The fraud trial in 2017 had heard how the family set up the Sodje Sports Foundation (SSF) in 2009, ostensibly to help provide facilities in Nigeria.
However, cash raised at black-tie dinners, auctions, charity football matches and a clay pigeon shoot went into Sodje bank accounts, prosecutor Julian Christopher QC said. In once instance, in 2011, there was a gala dinner at the Lowry Hotel in Manchester for the SSF and the Royal Manchester Children’s Hospital.
The £150-a-head black-tie event raised almost £11,500, but Mr Christopher said “not a penny” went to the hospital. Judge Michael Topolski QC told the defendants: “You have brought shame upon yourselves and your family.” He said “at least £63,000 can be shown to have been received by the fund”, and added that this did not include cash donations.
The defendants “went out of their way” to ensure that proper records were not kept, he said. Any good works done in the past would be “forever tainted by their dishonest and disreputable conduct”, he added. Stephen Sodje, of Bexley, was sentenced to two years and six months in prison for receiving £30,000 in charity funds.
Efe Sodje, of Cheadle in Greater Manchester, who was “the face” of the charity, was given 18 months in jail for receiving £7,500 from the SSF and an unknown amount from a clay pigeon shooting event.
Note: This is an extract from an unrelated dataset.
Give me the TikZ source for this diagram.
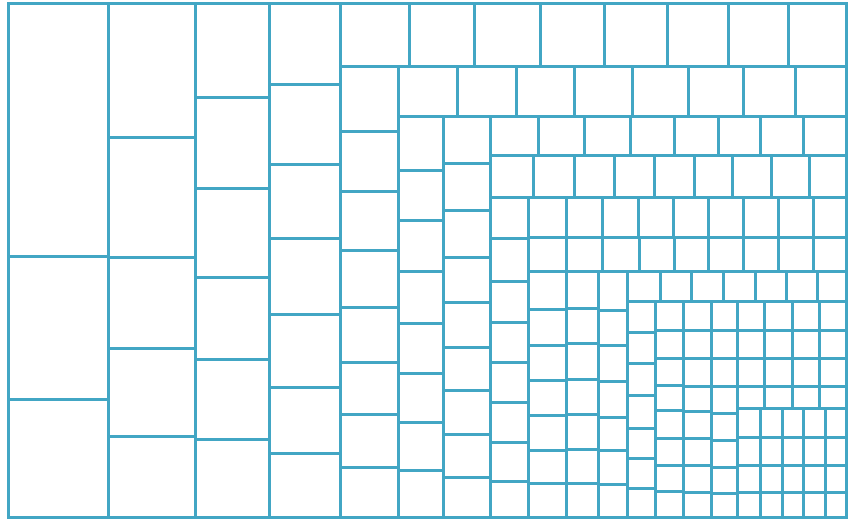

Bright Sodje, of Sale in Greater Manchester, was jailed for 21 months for receiving £3,000 from the charity and signing cheques to other family members totalling £18,000. The Charity Commission worked with the National Crime Agency to secure the prosecution.
Tracy Howarth, the commission’s head of regulatory compliance, said the defendants had “misused their privileged position to exploit donors and supporters, and their financial gain came at the expense of the children and causes the charity was supposed to support”.
She added: “The outcome of this case sends a strong message that the deliberate, wilful and cynical abuse of charity for private financial gain will be investigated and will not go unpunished.”
Reporting restrictions meant the brothers’ convictions could only be reported following the conclusion of the separate money-laundering case. Efe Sodje was cleared of money laundering at the Old Bailey in January 2018 but Emmanuel Ehikhamen, 53, of south-east London, and Andrew Oruma, 50, of Bexley, south London, were convicted.
The case against Sam Sodje collapsed and his retrial began on 7 January 2019. Mr Sodje, who also played for Charlton Athletic, Brentford and Leeds United during his career, was charged with four counts of taking part in a fraud in which bank accounts were used to channel money from companies around the world.
He was found not guilty of two of the charges on 14 January and cleared of the remaining two counts earlier on Monday. Another of the brothers, Akpo Sodje, 37, moved to Dubai and refused to return to Britain for questioning.